XML 101
XML stands for Extensible Markup Language, and is a markup language for structured data. In LEAF, you will encounter XML through TEI-XML, a subset of XML which you can learn about here.
XML uses tags (or elements), which appear in pointed brackets (<>
), to represent and describe data in a machine-readable way. An XML element requires an opening tag and a closing tag, which will contain a backslash (for example, <person>Elizabeth I</person>
). Some XML elements can also be nested within other elements (<title><person>Antony</person> and <person>Cleopatra</person></title>
).
XML vs HTML
XML is related to HTML (Hyper Text Markup Language), which also uses pointed bracket tags to make the text machine readable. However, there are some key differences between HTML and XML, and discussing these will help you to have a better grasp on both.
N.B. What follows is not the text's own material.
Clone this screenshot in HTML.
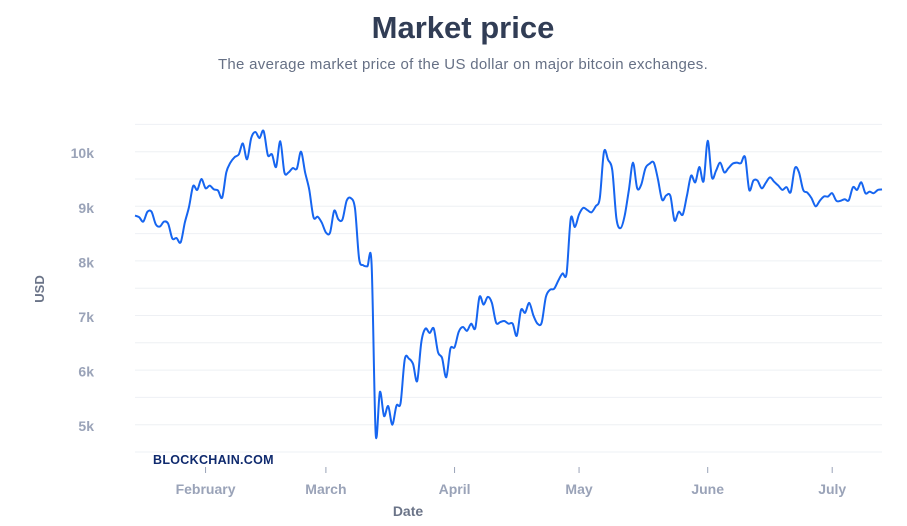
<!DOCTYPE html>
<html><head><meta charset="utf-8"><style>
body{margin:0;background:#fff;width:907px;height:526px;overflow:hidden;font-family:"Liberation Sans",sans-serif}
svg{display:block}
</style></head><body>
<svg width="907" height="526">
<text x="463" y="38" text-anchor="middle" font-size="31" font-weight="bold" fill="#313d55">Market price</text>
<text x="463" y="69" text-anchor="middle" font-size="15" letter-spacing="0.3" fill="#667085">The average market price of the US dollar on major bitcoin exchanges.</text>
<g id="grid"></g>
<g id="yticks"></g>
<g id="xticks"></g>
<text x="0" y="0" transform="translate(44,289) rotate(-90)" text-anchor="middle" font-size="13" font-weight="bold" fill="#6b7488">USD</text>
<text x="408" y="516" text-anchor="middle" font-size="14" font-weight="bold" fill="#6b7488">Date</text>
<text x="153" y="464" font-size="12.5" font-weight="bold" letter-spacing="0.3" fill="#0f2a6e">BLOCKCHAIN.COM</text>
<path id="line" fill="none" stroke="#1665f0" stroke-width="2" stroke-linejoin="round"></path>
</svg>
<script>
const values = [8830,8800,8720,8900,8900,8670,8630,8720,8680,8410,8420,8340,8700,8980,9370,9300,9500,9330,9380,9310,9290,9160,9620,9800,9900,9950,10150,9860,10250,10360,10250,10380,9940,9950,9720,10190,9620,9620,9700,9690,10000,9620,9300,8800,8810,8700,8520,8520,8920,8760,8760,9100,9150,8960,8040,7920,7900,7940,4830,5600,5160,5340,5000,5350,5400,6200,6210,6110,5800,6520,6760,6680,6760,6330,6220,5870,6390,6420,6700,6790,6720,6850,6770,7340,7200,7340,7230,6870,6880,6900,6850,6850,6630,7100,7050,7230,7000,6850,6870,7340,7470,7490,7640,7770,7770,8780,8620,8850,8970,8930,8890,9000,9150,10000,9850,9660,8780,8600,8830,9300,9800,9330,9400,9700,9780,9800,9500,9120,9200,9190,8740,8900,8850,9200,9560,9440,9720,9460,10200,9530,9650,9800,9620,9700,9780,9800,9790,9900,9300,9470,9470,9330,9430,9530,9450,9380,9300,9350,9260,9700,9620,9300,9250,9150,9000,9100,9180,9180,9240,9100,9100,9130,9110,9350,9300,9440,9240,9270,9240,9300,9310];
const yTicks = [5000,6000,7000,8000,9000,10000];
const yTickLabels = ["5k","6k","7k","8k","9k","10k"];
const gridValues = [4500,5000,5500,6000,6500,7000,7500,8000,8500,9000,9500,10000,10500];
const monthDays = [17,46,77,107,138,168];
const monthLabels = ["February","March","April","May","June","July"];

const NS="http://www.w3.org/2000/svg";
const X0=135, DX=4.15;
function xs(d){return X0+d*DX;}
function ys(v){return 452-(v-4500)*0.0546;}
function mk(tag,attrs,parent){const e=document.createElementNS(NS,tag);for(const k in attrs)e.setAttribute(k,attrs[k]);parent.appendChild(e);return e;}
const grid=document.getElementById('grid');
gridValues.forEach(v=>{
  const l=mk('line',{x1:135,x2:882,y1:ys(v),y2:ys(v),stroke:'#eef0f4','stroke-width':1},grid);
  
  
});
const yt=document.getElementById('yticks');
yTicks.forEach((v,i)=>{
  const t=mk('text',{x:94,y:ys(v)+6.5,'text-anchor':'end','font-size':14,'font-weight':'bold',fill:'#9aa3b8'},yt);
  t.textContent=yTickLabels[i];
  
  
});
const xt=document.getElementById('xticks');
monthDays.forEach((d,i)=>{
  const x=xs(d);
  const tk=mk('line',{x1:x,x2:x,y1:467,y2:473,stroke:'#9aa3b8','stroke-width':1},xt);
  
  
  const t=mk('text',{x:x,y:494,'text-anchor':'middle','font-size':14,'font-weight':'bold',fill:'#9aa3b8'},xt);
  t.textContent=monthLabels[i];
  
  
});
const pts=values.map((v,i)=>[xs(i),ys(v)]);
let d='M'+pts[0][0].toFixed(1)+','+pts[0][1].toFixed(1);
for(let i=0;i<pts.length-1;i++){
  const p0=pts[Math.max(0,i-1)],p1=pts[i],p2=pts[i+1],p3=pts[Math.min(pts.length-1,i+2)];
  const t=0.16;
  const c1=[p1[0]+(p2[0]-p0[0])*t,p1[1]+(p2[1]-p0[1])*t];
  const c2=[p2[0]-(p3[0]-p1[0])*t,p2[1]-(p3[1]-p1[1])*t];
  d+=' C'+c1[0].toFixed(1)+','+c1[1].toFixed(1)+' '+c2[0].toFixed(1)+','+c2[1].toFixed(1)+' '+p2[0].toFixed(1)+','+p2[1].toFixed(1);
}
document.getElementById('line').setAttribute('d',d);
</script>
</body></html>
While both HTML and XML use tags to describe the text within (for example, <title>
), HTML is a presentational language. HTML is used to determine how to format and display text, leading it to be the language structuring many webpages. XML is not a presentational language, and focuses more on data storage. Both HTML and XML can be styled through the use of CSS (Cascading Style Sheets).
Another major difference is flexibility. HTML has a fixed set of tags that can be used, while XML is dynamic, allowing a user to develop their own tags and standards (such as TEI). This means that valid HTML will often also be valid XML, but valid XML will rarely be valid HTML.